▶ Exercise requirements: Look at the data below and print exactly the lines from its first line through the line with "import pandas as pd"; the pictures stay out of the copy.

▶ Data lines:
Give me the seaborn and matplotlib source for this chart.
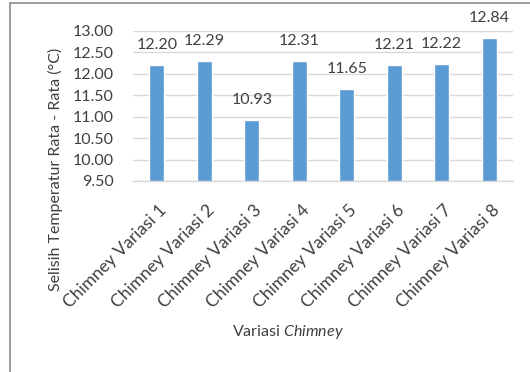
import matplotlib
matplotlib.use("Agg")
import matplotlib.pyplot as plt
import matplotlib.transforms as mtransforms
from matplotlib.lines import Line2D
import seaborn as sns
import pandas as pd

categories = [f"Chimney Variasi {i}" for i in range(1, 9)]
values = [12.20, 12.29, 10.93, 12.31, 11.65, 12.21, 12.22, 12.84]
y_ticks = [9.50, 10.00, 10.50, 11.00, 11.50, 12.00, 12.50, 13.00]

sns.set_theme(style="white")
plt.rcParams["font.family"] = ["Lato", "DejaVu Sans"]
plt.rcParams["mathtext.fontset"] = "custom"
plt.rcParams["mathtext.rm"] = "Lato"
plt.rcParams["mathtext.it"] = "Lato:italic"

text_color = "#404040"
grid_color = "#d9d9d9"
bar_color = "#5b9bd5"
fs = 11.5

df = pd.DataFrame({"kategori": categories, "selisih": values})

W, H = 530, 372
fig = plt.figure(figsize=(W / 100, H / 100), dpi=100)
ax = fig.add_axes([133 / W, 1 - 181 / H, (513 - 133) / W, (181 - 31) / H])

sns.barplot(data=df, x="kategori", y="selisih", color=bar_color,
            width=0.32, ax=ax, saturation=1)

ax.set_ylim(9.5, 13.0)
ax.set_xlim(-0.5, len(categories) - 0.5)
ax.set_yticks(y_ticks)
ax.set_yticklabels([f"{t:.2f}" for t in y_ticks], fontsize=fs, color=text_color)
ax.tick_params(axis="both", length=0)
ax.tick_params(axis="y", pad=14)
ax.set_xticks(range(len(categories)))
ax.set_xticklabels(categories, rotation=45, ha="right", va="top",
                   rotation_mode="anchor", fontsize=12.5, color=text_color)
ax.tick_params(axis="x", pad=15)
shift = mtransforms.ScaledTranslation(2 / 100, 0, fig.dpi_scale_trans)
for lbl in ax.get_xticklabels():
    lbl.set_transform(lbl.get_transform() + shift)

ax.yaxis.grid(True, color=grid_color, linewidth=1)
ax.set_axisbelow(True)
for side in ["left", "right", "top"]:
    ax.spines[side].set_visible(False)
ax.spines["bottom"].set_color(grid_color)
ax.spines["bottom"].set_linewidth(1)
ax.set_xlabel("")
ax.set_ylabel("")

for i, v in enumerate(values):
    ax.annotate(f"{v:.2f}", xy=(i, v), xytext=(0, 11.5), textcoords="offset points",
                ha="center", va="baseline", fontsize=fs, color=text_color,
                annotation_clip=False)

fig.text(288 / W, 1 - 332 / H, r"Variasi $\mathit{Chimney}$", ha="center", va="center",
         fontsize=fs, color=text_color)
fig.text(55 / W, 1 - 169 / H, "Selisih Temperatur Rata - Rata (°C)", rotation=90,
         ha="center", va="center", fontsize=fs, color=text_color)

# chart frame (left and top edges)
frame_color = "#8c8c8c"
fig.add_artist(Line2D([9.5 / W, 9.5 / W], [0, 1 - 2.5 / H], transform=fig.transFigure,
                      color=frame_color, linewidth=1.2))
fig.add_artist(Line2D([9.5 / W, 1], [1 - 2.5 / H, 1 - 2.5 / H], transform=fig.transFigure,
                      color=frame_color, linewidth=1.2))

fig.savefig("out.png", dpi=100, facecolor="white")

▶ Solution to this exercise:
Give me the seaborn and matplotlib source for this chart.
import matplotlib
matplotlib.use("Agg")
import matplotlib.pyplot as plt
import matplotlib.transforms as mtransforms
from matplotlib.lines import Line2D
import seaborn as sns
import pandas as pd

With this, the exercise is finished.